On March 7, which now seems like an eternity ago, Mahtomedi and nearby Hill-Murray were crowned as what turned out to be the final high school state champions for the 2019-20 school year. Six days later, the girls’ basketball state tournament and boys’ basketball’s postseason were halted. Unlikely from the start, the spring sports season was officially shuttered April 23.
But Hagstrom, a lacrosse player committed to Notre Dame, and Buttermore, who missed the golf state tournament by two strokes last spring, remain grateful their hockey season ended with an exclamation point instead of an ellipsis.
“One week later and we wouldn’t have had that great experience,” Hagstrom said. “We were very fortunate to have our season end in a good way.”
Their appreciation comes from knowing how close injury and indifference came to ruining their final hockey season.

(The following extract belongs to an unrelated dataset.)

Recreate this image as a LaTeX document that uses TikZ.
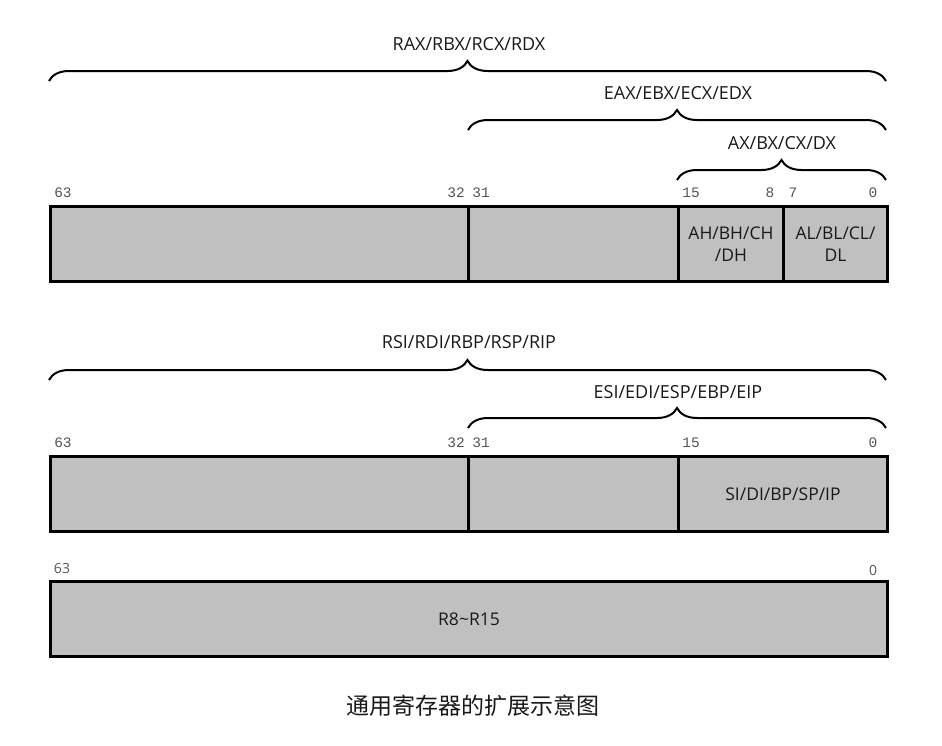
\documentclass[tikz,border=0pt]{standalone}
\usepackage{fontspec}
\setmainfont{Open Sans}
\newfontfamily\monof{Liberation Mono}
\newfontfamily\cjk{Noto Sans CJK SC}
\usetikzlibrary{decorations.pathreplacing}
\definecolor{regfill}{RGB}{192,192,192}
\definecolor{bitgray}{RGB}{85,85,85}
\definecolor{txt}{RGB}{25,25,25}
\begin{document}
\begin{tikzpicture}[x=1pt,y=-1pt,
  seg/.style={draw=black, line width=3pt, fill=regfill, inner sep=0pt,
    minimum height=75pt, anchor=north west, align=center, text=txt,
    font=\fontsize{17.5}{21.5}\selectfont},
  bit/.style={font=\monof\fontsize{14.5}{15}\selectfont, text=bitgray, inner sep=0pt},
  bitsans/.style={font=\fontsize{14}{15}\selectfont, text=bitgray, inner sep=0pt},
  brc/.style={decorate, decoration={brace, amplitude=20pt}, line width=2pt},
  lbl/.style={font=\fontsize{18}{21}\selectfont, text=txt, inner sep=0pt}]
\useasboundingbox (0,0) rectangle (942,745);

% ---------- Row 1 ----------
\node[seg, minimum width=418pt] (a1) at (49,205) {};
\node[seg, minimum width=210pt] (a2) at (467,205) {};
\node[seg, minimum width=105pt] (a3) at (677,205) {AH/BH/CH\\/DH};
\node[seg, minimum width=104pt] (a4) at (782,205) {AL/BL/CL/\\DL};

\node[bit] (b63) at (63,193) {63};
\node[bit] (b32) at (456,193) {32};
\node[bit] (b31) at (481,193) {31};
\node[bit] (b15) at (691,193) {15};
\node[bit] (b8) at (770,193) {8};
\node[bit] (b7) at (793,193) {7};
\node[bit] (b0) at (873,193) {0};

\coordinate (raxL) at (49,81);
\coordinate (raxR) at (886,81);
\coordinate (eaxL) at (468,130);
\coordinate (eaxR) at (886,130);
\coordinate (axL) at (677,180);
\coordinate (axR) at (886,180);
\draw[brc] (raxL) -- (raxR);
\draw[brc] (eaxL) -- (eaxR);
\draw[brc] (axL) -- (axR);
\node[lbl] (lrax) at (469,44) {RAX/RBX/RCX/RDX};
\node[lbl] (leax) at (678,93) {EAX/EBX/ECX/EDX};
\node[lbl] (lax) at (782,143) {AX/BX/CX/DX};

% ---------- Row 2 ----------
\node[seg, minimum width=418pt] (s1) at (49,455) {};
\node[seg, minimum width=210pt] (s2) at (467,455) {};
\node[seg, minimum width=209pt] (s3) at (677,455) {SI/DI/BP/SP/IP};

\node[bit] (c63) at (63,443) {63};
\node[bit] (c32) at (456,443) {32};
\node[bit] (c31) at (481,443) {31};
\node[bit] (c15) at (691,443) {15};
\node[bit] (c0) at (873,443) {0};

\coordinate (rsiL) at (49,380);
\coordinate (rsiR) at (886,380);
\coordinate (esiL) at (468,428);
\coordinate (esiR) at (886,428);
\draw[brc] (rsiL) -- (rsiR);
\draw[brc] (esiL) -- (esiR);
\node[lbl] (lrsi) at (469,342) {RSI/RDI/RBP/RSP/RIP};
\node[lbl] (lesi) at (678,392) {ESI/EDI/ESP/EBP/EIP};

% ---------- Row 3 ----------
\node[seg, minimum width=837pt] (r8) at (49,580) {R8\textasciitilde R15};
\node[bitsans] (d63) at (62,568) {63};
\node[bitsans] (d0) at (873,570) {0};

% ---------- Caption ----------
\node[font=\cjk\fontsize{23}{26}\selectfont, text=txt, inner sep=0pt] (cap) at (473,706) {通用寄存器的扩展示意图};
\end{tikzpicture}
\end{document}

Hagstrom, the Zephyrs’ top goal scorer last season, slammed into the boards and broke his fibula in mid-December. Doctors warned he might not play hockey again this season. Instead, Hagstrom returned in late January after missing 13 games.
Buttermore nearly missed them all. He said a “sour atmosphere” in the junior varsity locker room last season sapped his hockey passion. He planned to spend the winter sharpening his golf game.

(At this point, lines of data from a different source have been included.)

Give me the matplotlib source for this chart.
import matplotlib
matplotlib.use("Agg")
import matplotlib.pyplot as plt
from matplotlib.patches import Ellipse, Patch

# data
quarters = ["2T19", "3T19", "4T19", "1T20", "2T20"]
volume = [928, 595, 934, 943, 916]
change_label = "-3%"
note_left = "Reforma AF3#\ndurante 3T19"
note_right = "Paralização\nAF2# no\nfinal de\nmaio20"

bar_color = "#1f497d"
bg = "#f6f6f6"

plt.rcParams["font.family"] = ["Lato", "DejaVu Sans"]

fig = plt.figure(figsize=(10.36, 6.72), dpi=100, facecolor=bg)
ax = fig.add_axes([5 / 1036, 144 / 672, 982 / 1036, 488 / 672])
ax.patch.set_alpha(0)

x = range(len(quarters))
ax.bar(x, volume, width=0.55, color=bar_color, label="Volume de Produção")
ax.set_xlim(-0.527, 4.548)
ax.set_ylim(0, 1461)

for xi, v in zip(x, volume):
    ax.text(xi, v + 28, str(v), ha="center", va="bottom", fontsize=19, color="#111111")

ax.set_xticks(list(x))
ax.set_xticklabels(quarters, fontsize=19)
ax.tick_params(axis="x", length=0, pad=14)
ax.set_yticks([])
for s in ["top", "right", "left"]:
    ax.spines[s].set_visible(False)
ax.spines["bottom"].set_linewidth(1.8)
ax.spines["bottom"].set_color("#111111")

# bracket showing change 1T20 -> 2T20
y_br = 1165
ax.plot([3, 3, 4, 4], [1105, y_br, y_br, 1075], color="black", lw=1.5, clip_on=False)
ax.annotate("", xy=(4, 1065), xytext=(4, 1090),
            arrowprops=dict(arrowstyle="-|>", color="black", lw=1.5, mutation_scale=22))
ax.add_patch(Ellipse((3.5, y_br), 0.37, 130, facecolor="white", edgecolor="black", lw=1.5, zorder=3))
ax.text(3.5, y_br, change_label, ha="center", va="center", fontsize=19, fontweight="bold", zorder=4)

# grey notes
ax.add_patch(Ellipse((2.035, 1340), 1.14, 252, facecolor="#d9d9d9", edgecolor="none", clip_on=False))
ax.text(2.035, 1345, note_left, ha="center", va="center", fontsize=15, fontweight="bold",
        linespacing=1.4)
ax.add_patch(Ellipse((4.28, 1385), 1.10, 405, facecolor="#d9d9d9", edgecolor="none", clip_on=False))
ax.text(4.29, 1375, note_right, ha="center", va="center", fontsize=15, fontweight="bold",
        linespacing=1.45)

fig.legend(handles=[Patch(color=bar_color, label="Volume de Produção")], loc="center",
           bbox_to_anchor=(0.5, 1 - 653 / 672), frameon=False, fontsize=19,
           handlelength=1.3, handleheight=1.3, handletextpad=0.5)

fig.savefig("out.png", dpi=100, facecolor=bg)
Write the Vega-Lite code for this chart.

Skipping summer skating opportunities didn’t faze Buttermore. But then, aware that captain’s practices were going on, “a random thought about hockey popped in my head and I realized that I missed it a little,” he said. He attended the final captain’s practice. On the eve of Monday tryouts, a text message arrived from JV coach Jeff Mars saying “what a mistake it would be if I didn’t at least try out,” Buttermore said.
Hailed by Hagstrom for “always playing with a high compete level,” Buttermore scored twice in 24 regular-season games, then matched that total in the state tournament.
In 11 previous state tournament trips, the Zephyrs had lost in the quarterfinals six times. Trailing 2-0 in the second period against Delano, another inglorious exit loomed. Then Buttermore scored on a great pass from Max Pieper and the Zephyrs seized control for a 5-2 victory.
“No one really cared about playing time or points, and that was probably the main reason we were the first Mahtomedi team to win it all,” Buttermore said. “We weren’t as skilled as some past teams, but everyone was in it for each other. It was the best season of hockey I have ever been a part of, and I’m just so thankful.”
Rehabilitation couldn’t keep Hagstrom away. He never missed a practice or game. Back on the ice, he regained his scoring touch with 11 goals in 18 games. Of his six playoff goals, none was bigger than the overtime goal that defeated Hermantown in the championship game.
The 12th state tournament appearance for Mahtomedi finally culminated in a title. After his final hockey game, Hagstrom received the Herb Brooks Award, bestowed on players who best represent the legendary hockey coach’s values and character.
“They can’t take the hockey experience away,” Hagstrom said. “It was sure a great way to end your high school sports career.”
A more desirable ending would include Hagstrom, the state’s top lacrosse faceoff specialist, leading the Zephyrs to four consecutive state tournaments.
“I was looking forward to transferring the hockey success to lacrosse,” said Hagstrom, relegated to playing catch with teammates at safe distances in local parks. “It’s a bummer that we won’t be able to try and prove ourselves again.”
Buttermore knows the feeling.
“It’s really unfortunate to not get the chance as a senior,” said Buttermore, who next school year will study computer science at the University of Minnesota. “But at least the courses are open. Guys like Colin can’t even play their sports.”
Both bring a good perspective, knowing they avoided an even greater void.
“The hockey tournament is basically how we ended our senior year,” Buttermore said. “But at least we went out on top.”